** start of Data for this task **
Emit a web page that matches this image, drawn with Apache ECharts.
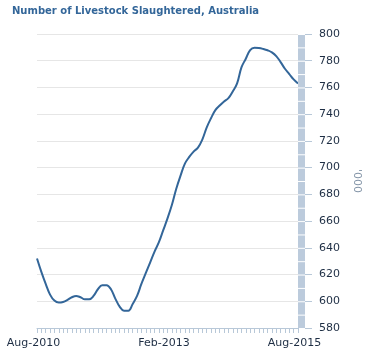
<!DOCTYPE html>
<html><head><meta charset="utf-8">
<script src="https://cdn.jsdelivr.net/npm/echarts@6/dist/echarts.min.js"></script>
<style>html,body{margin:0;padding:0;background:#fff;overflow:hidden}#c{width:370px;height:359px}</style>
</head><body><div id="c"></div>
<script>
const title = "Number of Livestock Slaughtered, Australia";
const yName = "'000";
const months = ["Jan","Feb","Mar","Apr","May","Jun","Jul","Aug","Sep","Oct","Nov","Dec"];
const categories = [];
for (let i = 0; i <= 60; i++) { const m = 7 + i; categories.push(months[m % 12] + "-" + (2010 + Math.floor(m / 12))); }
const values = [632,622,613,605,600.5,599,599.5,601,603,604,603,601.5,601.5,604,609,612,612,609,602,596,593,593,598,604,613,621,629,637,644,653,662,672,684,694,703,708,712,715,721,730,737,743,746.5,749.5,752,757,763,775,781.5,788,789.7,789.5,788.8,787.8,786.3,783.5,779,774,770,766,763];
const yMin = 580, yMax = 800, yStep = 20, barStep = 10;

const chart = echarts.init(document.getElementById('c'), null, { width: 370, height: 359 });
const font = "DejaVu Sans";
chart.setOption({
  animation: false,
  title: { text: title, left: 7, top: 1, textStyle: { fontFamily: font, fontSize: 10, fontWeight: 'bold', color: '#336699' } },
  grid: { left: 37, width: 269, top: 34, height: 294 },
  xAxis: {
    type: 'category', data: categories, boundaryGap: false,
    axisLine: { lineStyle: { color: '#b8c8d8', width: 1 } },
    axisTick: { interval: 0, length: 5, lineStyle: { color: '#b8c8d8' } },
    axisLabel: { interval: 29, margin: 10, fontFamily: font, fontSize: 11, color: '#1e2e44', padding: [0, 7, 0, 0] },
    splitLine: { show: false }
  },
  yAxis: {
    type: 'value', position: 'right', min: yMin, max: yMax, interval: yStep, offset: 7,
    name: yName, nameLocation: 'middle', nameGap: 46, nameRotate: -90,
    nameTextStyle: { fontFamily: font, fontSize: 11, color: '#8495a8', padding: [8, 0, 0, 0] },
    axisLine: { show: false },
    axisTick: { show: true, length: 7, lineStyle: { color: '#b8c8d8' } },
    axisLabel: { margin: 14, fontFamily: font, fontSize: 11, color: '#1e2e44' },
    splitLine: { lineStyle: { color: '#e6e6e6', width: 1 } }
  },
  series: [{
    type: 'line', data: values, smooth: 0.4, showSymbol: false,
    lineStyle: { color: '#336699', width: 2 }
  }]
});
const gr = [];
const x0 = chart.convertToPixel({ xAxisIndex: 0 }, categories.length - 1);
for (let v = yMin; v < yMax; v += barStep) {
  const yb = chart.convertToPixel({ yAxisIndex: 0 }, v);
  const yt = chart.convertToPixel({ yAxisIndex: 0 }, v + barStep);
  gr.push({ type: 'rect', shape: { x: x0, y: yt + 1, width: 7, height: yb - yt - 1 }, style: { fill: '#bccbdc' }, z: 10 });
}
chart.setOption({ graphic: gr });
</script></body></html>
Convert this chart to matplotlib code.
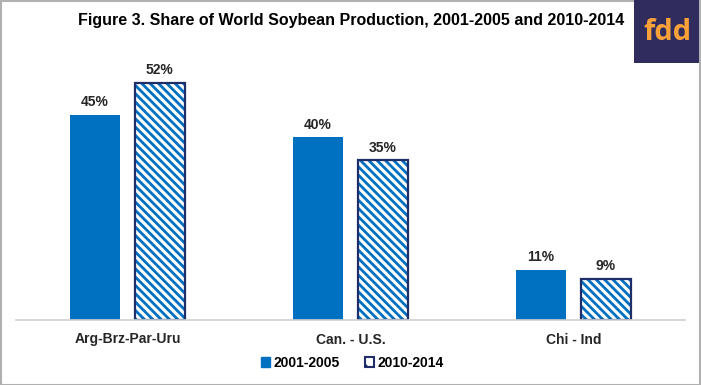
** end of Data for this task **
To do
Word for word, quote the full listing, omitting every picture.

Full solution
Emit a web page that matches this image, drawn with Apache ECharts.
<!DOCTYPE html>
<html><head><meta charset="utf-8">
<script src="https://cdn.jsdelivr.net/npm/echarts@6/dist/echarts.min.js"></script>
<style>html,body{margin:0;padding:0;background:#fff;overflow:hidden}#c{width:370px;height:359px}</style>
</head><body><div id="c"></div>
<script>
const title = "Number of Livestock Slaughtered, Australia";
const yName = "'000";
const months = ["Jan","Feb","Mar","Apr","May","Jun","Jul","Aug","Sep","Oct","Nov","Dec"];
const categories = [];
for (let i = 0; i <= 60; i++) { const m = 7 + i; categories.push(months[m % 12] + "-" + (2010 + Math.floor(m / 12))); }
const values = [632,622,613,605,600.5,599,599.5,601,603,604,603,601.5,601.5,604,609,612,612,609,602,596,593,593,598,604,613,621,629,637,644,653,662,672,684,694,703,708,712,715,721,730,737,743,746.5,749.5,752,757,763,775,781.5,788,789.7,789.5,788.8,787.8,786.3,783.5,779,774,770,766,763];
const yMin = 580, yMax = 800, yStep = 20, barStep = 10;

const chart = echarts.init(document.getElementById('c'), null, { width: 370, height: 359 });
const font = "DejaVu Sans";
chart.setOption({
  animation: false,
  title: { text: title, left: 7, top: 1, textStyle: { fontFamily: font, fontSize: 10, fontWeight: 'bold', color: '#336699' } },
  grid: { left: 37, width: 269, top: 34, height: 294 },
  xAxis: {
    type: 'category', data: categories, boundaryGap: false,
    axisLine: { lineStyle: { color: '#b8c8d8', width: 1 } },
    axisTick: { interval: 0, length: 5, lineStyle: { color: '#b8c8d8' } },
    axisLabel: { interval: 29, margin: 10, fontFamily: font, fontSize: 11, color: '#1e2e44', padding: [0, 7, 0, 0] },
    splitLine: { show: false }
  },
  yAxis: {
    type: 'value', position: 'right', min: yMin, max: yMax, interval: yStep, offset: 7,
    name: yName, nameLocation: 'middle', nameGap: 46, nameRotate: -90,
    nameTextStyle: { fontFamily: font, fontSize: 11, color: '#8495a8', padding: [8, 0, 0, 0] },
    axisLine: { show: false },
    axisTick: { show: true, length: 7, lineStyle: { color: '#b8c8d8' } },
    axisLabel: { margin: 14, fontFamily: font, fontSize: 11, color: '#1e2e44' },
    splitLine: { lineStyle: { color: '#e6e6e6', width: 1 } }
  },
  series: [{
    type: 'line', data: values, smooth: 0.4, showSymbol: false,
    lineStyle: { color: '#336699', width: 2 }
  }]
});
const gr = [];
const x0 = chart.convertToPixel({ xAxisIndex: 0 }, categories.length - 1);
for (let v = yMin; v < yMax; v += barStep) {
  const yb = chart.convertToPixel({ yAxisIndex: 0 }, v);
  const yt = chart.convertToPixel({ yAxisIndex: 0 }, v + barStep);
  gr.push({ type: 'rect', shape: { x: x0, y: yt + 1, width: 7, height: yb - yt - 1 }, style: { fill: '#bccbdc' }, z: 10 });
}
chart.setOption({ graphic: gr });
</script></body></html>
Convert this chart to matplotlib code.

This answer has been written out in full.